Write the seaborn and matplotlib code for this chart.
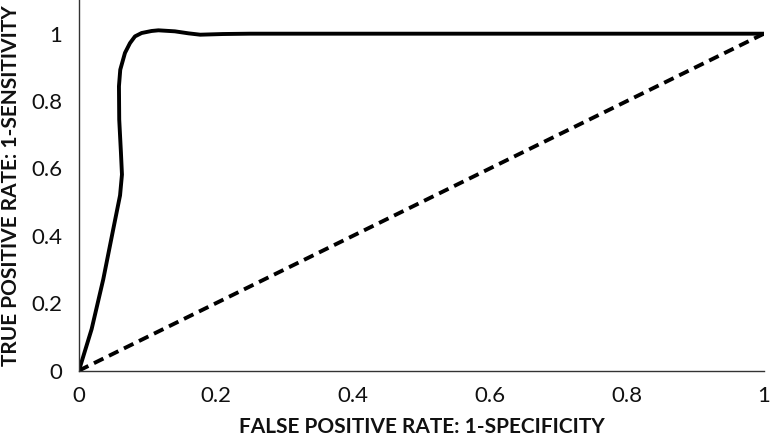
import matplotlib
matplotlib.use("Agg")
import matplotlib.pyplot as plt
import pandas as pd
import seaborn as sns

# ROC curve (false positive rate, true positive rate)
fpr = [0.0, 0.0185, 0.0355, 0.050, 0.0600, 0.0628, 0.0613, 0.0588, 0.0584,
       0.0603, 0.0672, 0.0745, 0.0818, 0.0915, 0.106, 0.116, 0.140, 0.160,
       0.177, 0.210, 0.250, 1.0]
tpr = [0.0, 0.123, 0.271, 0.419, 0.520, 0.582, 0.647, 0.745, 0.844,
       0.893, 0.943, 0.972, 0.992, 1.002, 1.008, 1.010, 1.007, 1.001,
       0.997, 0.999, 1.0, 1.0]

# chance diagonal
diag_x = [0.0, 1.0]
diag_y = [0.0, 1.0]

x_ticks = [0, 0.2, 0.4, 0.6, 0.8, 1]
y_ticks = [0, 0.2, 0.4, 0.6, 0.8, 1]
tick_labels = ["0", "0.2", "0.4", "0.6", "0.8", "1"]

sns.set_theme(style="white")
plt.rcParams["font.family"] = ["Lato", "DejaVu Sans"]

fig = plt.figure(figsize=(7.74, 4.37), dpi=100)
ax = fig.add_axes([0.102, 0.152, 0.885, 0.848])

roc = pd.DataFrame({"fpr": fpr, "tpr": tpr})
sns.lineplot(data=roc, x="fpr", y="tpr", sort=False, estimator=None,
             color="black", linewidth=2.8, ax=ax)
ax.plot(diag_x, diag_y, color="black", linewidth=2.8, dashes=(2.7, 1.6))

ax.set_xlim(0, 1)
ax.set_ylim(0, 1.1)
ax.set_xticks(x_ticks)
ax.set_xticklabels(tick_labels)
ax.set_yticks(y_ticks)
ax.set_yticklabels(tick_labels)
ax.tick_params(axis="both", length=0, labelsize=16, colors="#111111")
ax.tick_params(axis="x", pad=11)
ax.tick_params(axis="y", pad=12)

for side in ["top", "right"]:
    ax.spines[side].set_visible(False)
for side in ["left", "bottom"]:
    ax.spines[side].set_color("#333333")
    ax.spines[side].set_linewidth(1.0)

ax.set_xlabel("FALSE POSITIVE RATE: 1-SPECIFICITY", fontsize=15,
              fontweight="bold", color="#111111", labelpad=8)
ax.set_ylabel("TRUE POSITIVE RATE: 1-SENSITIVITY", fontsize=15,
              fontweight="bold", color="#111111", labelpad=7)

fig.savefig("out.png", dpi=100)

━━━

Images in the data above are to be skipped. Retype all other material exactly.

Write the seaborn and matplotlib code for this chart.
import matplotlib
matplotlib.use("Agg")
import matplotlib.pyplot as plt
import pandas as pd
import seaborn as sns

# ROC curve (false positive rate, true positive rate)
fpr = [0.0, 0.0185, 0.0355, 0.050, 0.0600, 0.0628, 0.0613, 0.0588, 0.0584,
       0.0603, 0.0672, 0.0745, 0.0818, 0.0915, 0.106, 0.116, 0.140, 0.160,
       0.177, 0.210, 0.250, 1.0]
tpr = [0.0, 0.123, 0.271, 0.419, 0.520, 0.582, 0.647, 0.745, 0.844,
       0.893, 0.943, 0.972, 0.992, 1.002, 1.008, 1.010, 1.007, 1.001,
       0.997, 0.999, 1.0, 1.0]

# chance diagonal
diag_x = [0.0, 1.0]
diag_y = [0.0, 1.0]

x_ticks = [0, 0.2, 0.4, 0.6, 0.8, 1]
y_ticks = [0, 0.2, 0.4, 0.6, 0.8, 1]
tick_labels = ["0", "0.2", "0.4", "0.6", "0.8", "1"]

sns.set_theme(style="white")
plt.rcParams["font.family"] = ["Lato", "DejaVu Sans"]

fig = plt.figure(figsize=(7.74, 4.37), dpi=100)
ax = fig.add_axes([0.102, 0.152, 0.885, 0.848])

roc = pd.DataFrame({"fpr": fpr, "tpr": tpr})
sns.lineplot(data=roc, x="fpr", y="tpr", sort=False, estimator=None,
             color="black", linewidth=2.8, ax=ax)
ax.plot(diag_x, diag_y, color="black", linewidth=2.8, dashes=(2.7, 1.6))

ax.set_xlim(0, 1)
ax.set_ylim(0, 1.1)
ax.set_xticks(x_ticks)
ax.set_xticklabels(tick_labels)
ax.set_yticks(y_ticks)
ax.set_yticklabels(tick_labels)
ax.tick_params(axis="both", length=0, labelsize=16, colors="#111111")
ax.tick_params(axis="x", pad=11)
ax.tick_params(axis="y", pad=12)

for side in ["top", "right"]:
    ax.spines[side].set_visible(False)
for side in ["left", "bottom"]:
    ax.spines[side].set_color("#333333")
    ax.spines[side].set_linewidth(1.0)

ax.set_xlabel("FALSE POSITIVE RATE: 1-SPECIFICITY", fontsize=15,
              fontweight="bold", color="#111111", labelpad=8)
ax.set_ylabel("TRUE POSITIVE RATE: 1-SENSITIVITY", fontsize=15,
              fontweight="bold", color="#111111", labelpad=7)

fig.savefig("out.png", dpi=100)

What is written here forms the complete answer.